I pointed out that, as I had already had an abortion, if I ever got pregnant again, I would be one of those women who'd had more than one abortion. "No, not like you," he said, "you're resposible. You're on the pill. I don't mean women like you at all." Of course, I was responsible and on the pill when I got pregnant (by him) and had abortion numero uno. I don't remember how the argument ended, but I went to sleep feeling insulted as well as pissed. Pissed because who was he to judge the women whose circumstances he did not know, insulted because I felt at that moment that I was one of them-- one of those women.
I think Brett had a harder time with the abortion, in some ways, than I did. While he did not have to deal with the physical discomforts of pregnancy and abortion, he had a kind of guilt about it that I never did. Both my parents are doctors and my aunt is a doctor who performs abortions. The attitude on sexual matters in my home was a practical, straightforward realism. People who have sex sometimes get pregnant. Even people who use contraception get pregnant. The pill has a small failure rate even with perfect use. I just happened to get (un)lucky.

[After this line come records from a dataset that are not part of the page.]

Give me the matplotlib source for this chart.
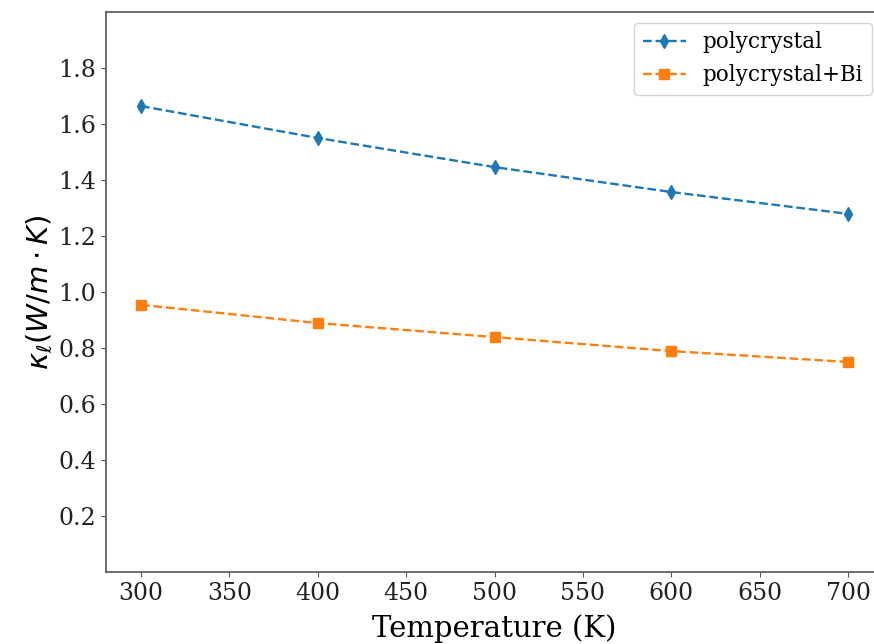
import matplotlib
matplotlib.use("Agg")
import matplotlib.pyplot as plt

# ---------- data ----------
temperature = [300, 400, 500, 600, 700]
kappa_poly = [1.664, 1.550, 1.446, 1.357, 1.279]
kappa_poly_bi = [0.954, 0.889, 0.839, 0.789, 0.750]
series_labels = ["polycrystal", "polycrystal+Bi"]
yticks = [0.2, 0.4, 0.6, 0.8, 1.0, 1.2, 1.4, 1.6, 1.8]

plt.rcParams["font.family"] = "DejaVu Serif"
plt.rcParams["mathtext.fontset"] = "dejavusans"

fig = plt.figure(figsize=(8.74, 6.44), dpi=100)
# right spine falls just outside the picture, as in the reference crop
ax = fig.add_axes([0.1209, 0.1118, 0.8899, 0.8696])

ax.plot(temperature, kappa_poly, "--", marker="d", markersize=7, lw=1.7,
        color="#1f77b4", label=series_labels[0])
ax.plot(temperature, kappa_poly_bi, "--", marker="s", markersize=6.5, lw=1.7,
        color="#ff7f0e", label=series_labels[1])

ax.set_xlim(280, 720)
ax.set_ylim(0, 2.0)
ax.set_yticks(yticks)
ax.set_xticks(range(300, 701, 50))
ax.tick_params(labelsize=17, colors="#555555", labelcolor="#222222")
for s in ax.spines.values():
    s.set_color("#555555")
    s.set_linewidth(1.2)

ax.set_xlabel("Temperature (K)", fontsize=21, labelpad=7)
ax.set_ylabel(r"$\kappa_{\ell} (W/m\cdot K)$", fontsize=21, labelpad=2)
ax.legend(fontsize=15.5, loc="upper right", bbox_to_anchor=(0.999, 1.0))

fig.savefig("out.png", dpi=100)
plt.close(fig)
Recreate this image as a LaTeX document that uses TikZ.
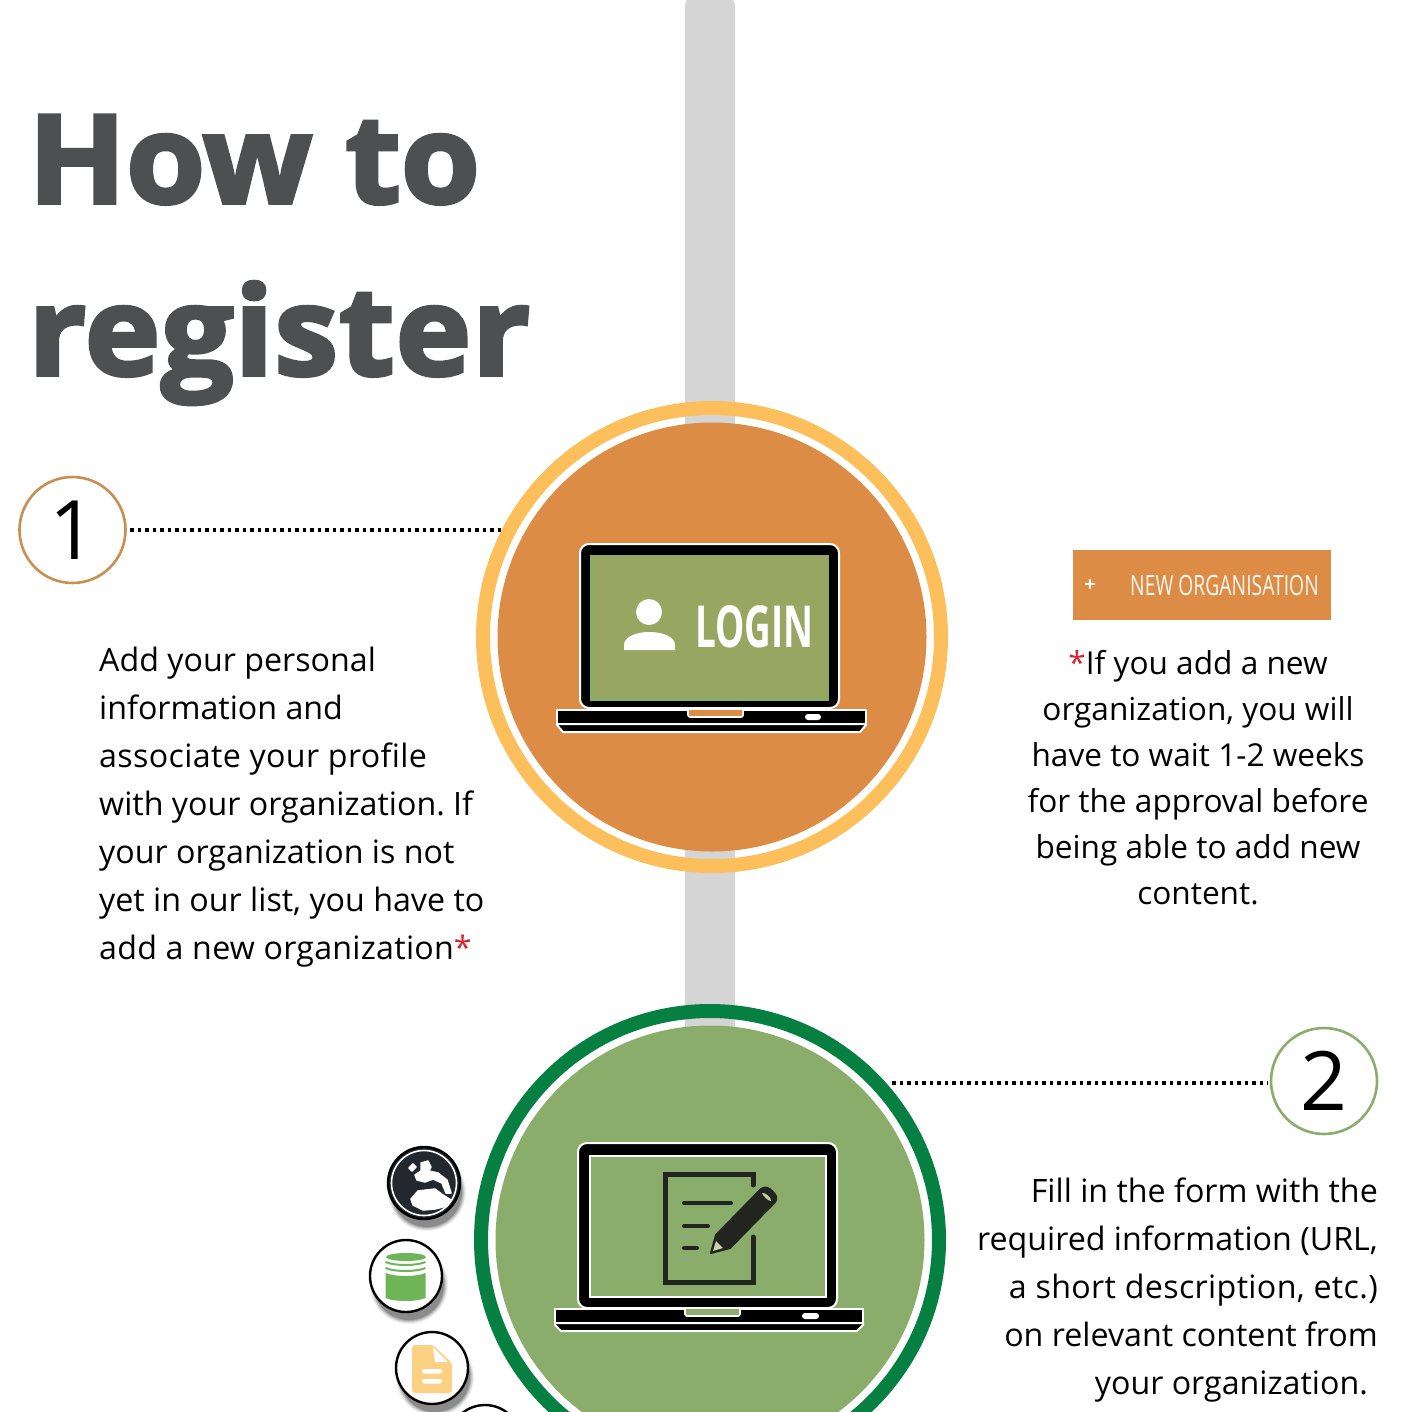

Brett, though, felt bad, like we'd done something wrong. Since I was on the pill, we didn't use condoms, and he felt responsible for getting me knocked up. A few weeks after the abortion, when we started having sex again, we used condoms because I'd changed pills and was adviced by the doctor to use a secondary method for a few weeks while my hormones settled down. When those weeks were up, I wanted to stop using condoms, but Brett was wary. What, he asked, if in another eight or nine or ten months you get pregnant again, is that just how it is going to be, every so often you get pregnant and have an abortion?
Well, the short answer is yes. I'm not with Brett anymore, but I'm twenty-two years old, I plan on having sex and hope I have lots of it. I'm also, as it turns out, ridiculoulsly fertile. The odds are that before my eggs are up, I will get pregnant again. I don't plan on it, don't look forward to it, and certainly don't want it to happen. Realistically, though, it will, and if and when I do, I will have another abortion. Which is why I still feel like I'm one of those women.